The West Virginia House of Delegates has killed a bill that leadership says was one of the keys to balancing the 2018 budget. The bill was presented on behalf of Governor Jim Justice and originally would have raised $450 million in new taxes but drastically changed as it worked through the committee process.
House Bill 2816 would have put about $20 million dollars back into the general revenue fund during the 2018 fiscal year. The governor’s office says the budget hole for 2018 could be as high as $497 million dollars. But House officials say that’s because the governor attempted to increase state spending in his budget plan. The House’s budget calls on closing about a $340 million dollar gap, and without House Bill 2816, the chamber’s Finance Chair says that will be more difficult to do.
The bill looked at three major things to help balance the 2018 budget. First, it would’ve eliminated the film tax credit, putting $5 million back into general revenue. Second, it would’ve ended a transfer of monies from sales taxes on automobile products to the state road fund, putting about $12 million back into general revenue. And third, it would’ve increased the beer barrel tax, which estimated to bring in almost $3 million additional dollars.

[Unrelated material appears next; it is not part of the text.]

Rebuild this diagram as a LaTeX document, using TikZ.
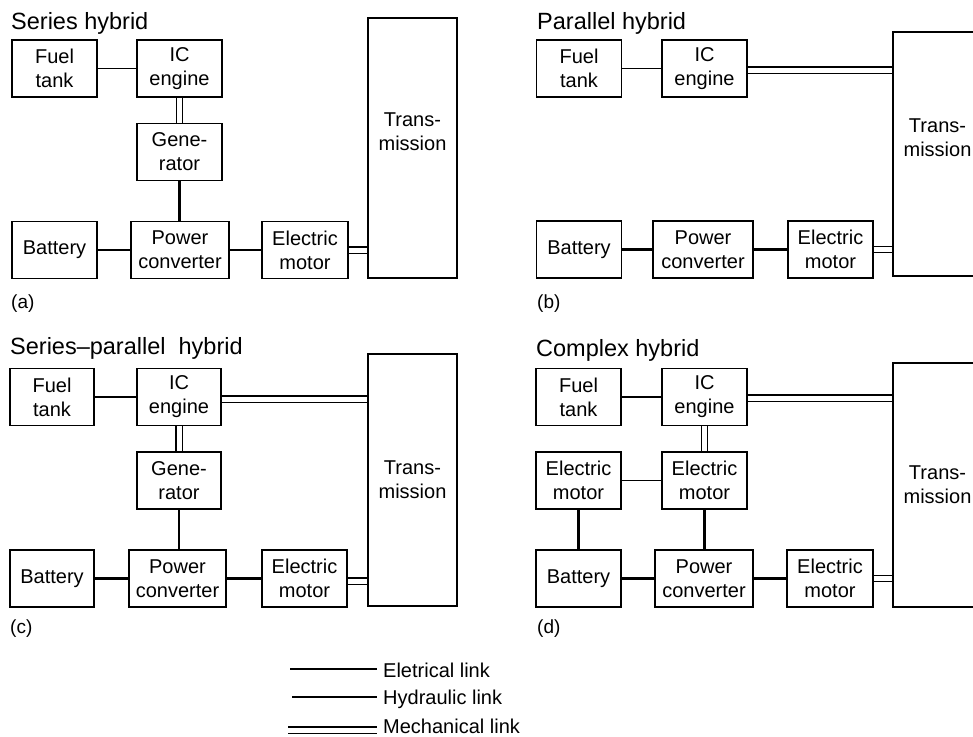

This bill was up for passage in the chamber Tuesday, but was immediately met with opposition from members on both sides of the aisle. Several Democrats and Republicans opposed the bill because of its elimination of the film tax credit. But it was the beer barrel tax increase that had delegates like Republican Pat McGeehan from Hancock County fuming.
“So I’d just like to know, are we conservatives here? I thought the Republicans controlled this chamber. Maybe not, I don’t know,” McGeehan said, “Some members in my party seem like they’d like to take us back to the 1920s and early 1930s as prohibitionists. It’s not our job to pick and choose which legal products to tax. That’s called the ‘nanny state.’ It’s called free enterprise; that’s what we’re supposed to embrace.”
The bill failed 39 to 60. House Finance Chair Delegate Eric Nelson of Kanawha County says he was extremely surprised by the vote.
“You know what, we’re just going to continue – our idea of having a budget out by [Wednesday], which we were on a path of last Saturday; it’s going to be very difficult now,” Nelson noted, “So, you either have to look at cuts, or I hate to say it, revenue measures, and I don’t think the body, if they don’t look at a potential beer consumption change, where do you think they’ll be? Difficult times right now.”
Originally, delegates were also going to vote on House Bill 2933 Tuesday. It’s another bill to increase revenues for the state.
The bill in its current form reinstates a 3 percent food tax in October 2017, and it would also get rid of a number of exemptions to the current sales tax — like cell phones and professional services.
It would lower the sales tax from 6 to 5 percent in July 2018, and it would put a flat 5.1 percent rate on the personal income tax. All in all, the bill is estimated to bring in an additional $215 million between 2018 and 2020.
Delegates pushed consideration of that bill off until Wednesday.